Publication Data
Finding Meaning on YouTube: Tag Recommendation and Category Discovery
Abstract: We present a system that automatically recommends tags for
YouTube videos solely based on their audiovisual content. We also propose a novel
framework for unsupervised discovery of video categories that exploits knowledge mined
from the World-Wide Web text documents/searches. First, video content to tag
association is learned by training classifiers that map audiovisual content-based
features from millions of videos on YouTube.com to existing uploader-supplied tags for
these videos. When a new video is uploaded, the labels provided by these classifiers
are used to automatically suggest tags deemed relevant to the video. Our system has
learned a vocabulary of over 20,000 tags. Secondly, we mined large volumes of Web pages
and search queries to discover a set of possible text entity categories and a set of
associated is-A relationships that map individual text entities to categories.

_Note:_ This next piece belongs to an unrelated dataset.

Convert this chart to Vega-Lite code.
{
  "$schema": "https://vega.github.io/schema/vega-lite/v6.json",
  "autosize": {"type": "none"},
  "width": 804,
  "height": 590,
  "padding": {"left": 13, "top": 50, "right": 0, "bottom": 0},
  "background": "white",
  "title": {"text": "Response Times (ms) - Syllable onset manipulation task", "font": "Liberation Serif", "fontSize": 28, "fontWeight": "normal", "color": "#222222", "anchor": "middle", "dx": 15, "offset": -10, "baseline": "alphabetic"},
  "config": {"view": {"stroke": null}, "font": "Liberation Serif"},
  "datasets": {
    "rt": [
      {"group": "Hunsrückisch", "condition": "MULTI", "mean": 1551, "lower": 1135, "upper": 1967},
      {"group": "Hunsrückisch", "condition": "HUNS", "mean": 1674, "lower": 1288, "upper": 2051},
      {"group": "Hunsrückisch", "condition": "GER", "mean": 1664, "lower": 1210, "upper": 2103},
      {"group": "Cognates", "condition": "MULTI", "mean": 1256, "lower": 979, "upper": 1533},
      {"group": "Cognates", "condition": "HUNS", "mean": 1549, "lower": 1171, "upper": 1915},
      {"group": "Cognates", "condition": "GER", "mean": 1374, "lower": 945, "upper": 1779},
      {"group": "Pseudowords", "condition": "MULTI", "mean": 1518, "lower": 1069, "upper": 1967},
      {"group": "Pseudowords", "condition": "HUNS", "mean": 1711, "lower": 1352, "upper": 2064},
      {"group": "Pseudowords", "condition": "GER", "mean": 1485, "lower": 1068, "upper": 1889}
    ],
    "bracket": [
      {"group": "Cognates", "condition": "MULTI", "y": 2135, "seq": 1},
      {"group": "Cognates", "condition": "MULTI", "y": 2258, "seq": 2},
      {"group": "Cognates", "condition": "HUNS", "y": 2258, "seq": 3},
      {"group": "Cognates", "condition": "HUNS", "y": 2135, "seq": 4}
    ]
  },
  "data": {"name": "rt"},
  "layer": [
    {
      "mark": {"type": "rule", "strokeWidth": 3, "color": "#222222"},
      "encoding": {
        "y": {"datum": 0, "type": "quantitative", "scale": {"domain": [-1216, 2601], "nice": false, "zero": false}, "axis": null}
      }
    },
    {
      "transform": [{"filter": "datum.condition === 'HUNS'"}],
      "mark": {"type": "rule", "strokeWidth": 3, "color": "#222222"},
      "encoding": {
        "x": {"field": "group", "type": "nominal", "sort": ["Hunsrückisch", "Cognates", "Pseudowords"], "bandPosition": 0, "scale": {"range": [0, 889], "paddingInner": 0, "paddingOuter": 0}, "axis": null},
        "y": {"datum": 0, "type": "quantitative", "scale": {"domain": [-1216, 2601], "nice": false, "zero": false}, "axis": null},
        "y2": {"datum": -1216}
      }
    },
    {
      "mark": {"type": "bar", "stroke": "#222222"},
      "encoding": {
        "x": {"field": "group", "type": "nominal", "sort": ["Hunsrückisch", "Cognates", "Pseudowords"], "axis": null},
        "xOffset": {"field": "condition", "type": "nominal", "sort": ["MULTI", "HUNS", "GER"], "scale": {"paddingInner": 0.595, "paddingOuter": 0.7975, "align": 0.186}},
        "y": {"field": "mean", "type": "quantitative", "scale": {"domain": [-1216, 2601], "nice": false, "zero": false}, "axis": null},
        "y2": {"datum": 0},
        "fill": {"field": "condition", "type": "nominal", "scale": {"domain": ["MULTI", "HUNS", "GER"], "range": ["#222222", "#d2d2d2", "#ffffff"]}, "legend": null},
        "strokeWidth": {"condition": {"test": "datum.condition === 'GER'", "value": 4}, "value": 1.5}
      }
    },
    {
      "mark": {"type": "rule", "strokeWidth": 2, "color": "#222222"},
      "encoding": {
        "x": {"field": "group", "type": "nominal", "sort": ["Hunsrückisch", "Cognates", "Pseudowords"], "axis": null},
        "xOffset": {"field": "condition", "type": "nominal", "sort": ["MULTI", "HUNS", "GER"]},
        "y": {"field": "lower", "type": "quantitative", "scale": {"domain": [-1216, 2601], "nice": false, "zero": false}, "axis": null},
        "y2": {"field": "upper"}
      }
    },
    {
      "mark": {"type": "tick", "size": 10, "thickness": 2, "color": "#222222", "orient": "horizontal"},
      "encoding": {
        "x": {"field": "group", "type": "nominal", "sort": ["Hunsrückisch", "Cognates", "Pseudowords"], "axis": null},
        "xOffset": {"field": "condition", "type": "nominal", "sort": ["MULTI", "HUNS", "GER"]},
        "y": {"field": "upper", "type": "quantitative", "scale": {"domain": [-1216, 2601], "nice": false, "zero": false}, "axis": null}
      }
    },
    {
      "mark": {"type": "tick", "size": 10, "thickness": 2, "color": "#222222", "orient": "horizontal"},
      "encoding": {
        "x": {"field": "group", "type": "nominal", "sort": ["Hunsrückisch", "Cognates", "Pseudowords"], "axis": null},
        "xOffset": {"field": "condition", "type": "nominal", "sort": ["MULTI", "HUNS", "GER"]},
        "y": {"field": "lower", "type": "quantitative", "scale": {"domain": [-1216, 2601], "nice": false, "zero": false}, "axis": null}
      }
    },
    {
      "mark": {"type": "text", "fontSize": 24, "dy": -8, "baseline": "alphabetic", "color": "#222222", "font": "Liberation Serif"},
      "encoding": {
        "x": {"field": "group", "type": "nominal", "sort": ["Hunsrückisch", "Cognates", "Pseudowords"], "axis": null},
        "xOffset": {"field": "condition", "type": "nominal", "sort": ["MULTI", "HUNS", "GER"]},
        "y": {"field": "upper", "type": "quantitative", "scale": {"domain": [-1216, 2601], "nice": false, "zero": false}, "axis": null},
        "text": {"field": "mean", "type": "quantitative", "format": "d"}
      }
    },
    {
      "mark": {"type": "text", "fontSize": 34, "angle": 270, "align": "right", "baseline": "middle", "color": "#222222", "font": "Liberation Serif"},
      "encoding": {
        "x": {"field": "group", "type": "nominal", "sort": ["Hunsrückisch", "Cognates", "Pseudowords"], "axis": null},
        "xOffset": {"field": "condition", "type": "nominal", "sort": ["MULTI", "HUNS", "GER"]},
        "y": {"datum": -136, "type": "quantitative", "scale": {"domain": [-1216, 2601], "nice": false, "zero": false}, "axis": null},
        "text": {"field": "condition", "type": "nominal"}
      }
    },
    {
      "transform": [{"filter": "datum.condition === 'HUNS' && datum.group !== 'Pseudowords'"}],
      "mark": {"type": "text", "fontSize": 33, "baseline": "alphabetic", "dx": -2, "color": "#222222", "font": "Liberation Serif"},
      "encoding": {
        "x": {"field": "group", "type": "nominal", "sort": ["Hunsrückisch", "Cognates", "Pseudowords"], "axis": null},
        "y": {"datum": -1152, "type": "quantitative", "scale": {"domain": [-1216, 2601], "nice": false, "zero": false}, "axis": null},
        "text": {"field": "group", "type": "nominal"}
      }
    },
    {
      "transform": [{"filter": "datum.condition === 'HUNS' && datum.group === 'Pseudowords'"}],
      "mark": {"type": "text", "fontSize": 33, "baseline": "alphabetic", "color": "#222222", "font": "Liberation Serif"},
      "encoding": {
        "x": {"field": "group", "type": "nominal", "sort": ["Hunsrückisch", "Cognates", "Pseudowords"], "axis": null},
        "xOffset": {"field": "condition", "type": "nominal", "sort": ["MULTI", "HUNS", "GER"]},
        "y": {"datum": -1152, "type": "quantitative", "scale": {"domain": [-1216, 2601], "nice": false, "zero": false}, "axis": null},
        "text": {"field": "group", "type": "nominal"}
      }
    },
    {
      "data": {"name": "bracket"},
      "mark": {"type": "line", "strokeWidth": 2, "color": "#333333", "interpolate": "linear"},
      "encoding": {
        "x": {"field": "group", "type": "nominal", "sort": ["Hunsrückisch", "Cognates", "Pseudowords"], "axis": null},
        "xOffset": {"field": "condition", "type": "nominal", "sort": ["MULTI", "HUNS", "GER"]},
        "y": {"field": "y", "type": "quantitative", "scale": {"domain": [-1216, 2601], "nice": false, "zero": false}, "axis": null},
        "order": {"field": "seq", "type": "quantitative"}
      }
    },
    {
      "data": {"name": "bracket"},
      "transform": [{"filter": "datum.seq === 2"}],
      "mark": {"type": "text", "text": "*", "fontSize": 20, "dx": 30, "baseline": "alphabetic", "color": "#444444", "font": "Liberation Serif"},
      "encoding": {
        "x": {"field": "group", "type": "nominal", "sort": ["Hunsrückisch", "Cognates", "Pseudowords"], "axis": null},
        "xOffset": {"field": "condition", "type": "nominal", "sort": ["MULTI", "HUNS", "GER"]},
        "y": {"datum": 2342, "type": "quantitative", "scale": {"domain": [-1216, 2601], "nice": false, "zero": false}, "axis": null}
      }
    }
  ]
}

Finally,
we apply these is-A relationships mined from web text on the tags learned from
audiovisual content of videos to automatically synthesize a reliable set of categories
most relevant to videos -- along with a mechanism to predict these categories for new
uploads. We then present rigorous rating studies that establish that: (a) the average
relevance of tags automatically recommended by our system matches the average relevance
of the uploader-supplied tags at the same or better coverage and (b) the average
precision@K of video categories discovered by our system is 70% with K=5.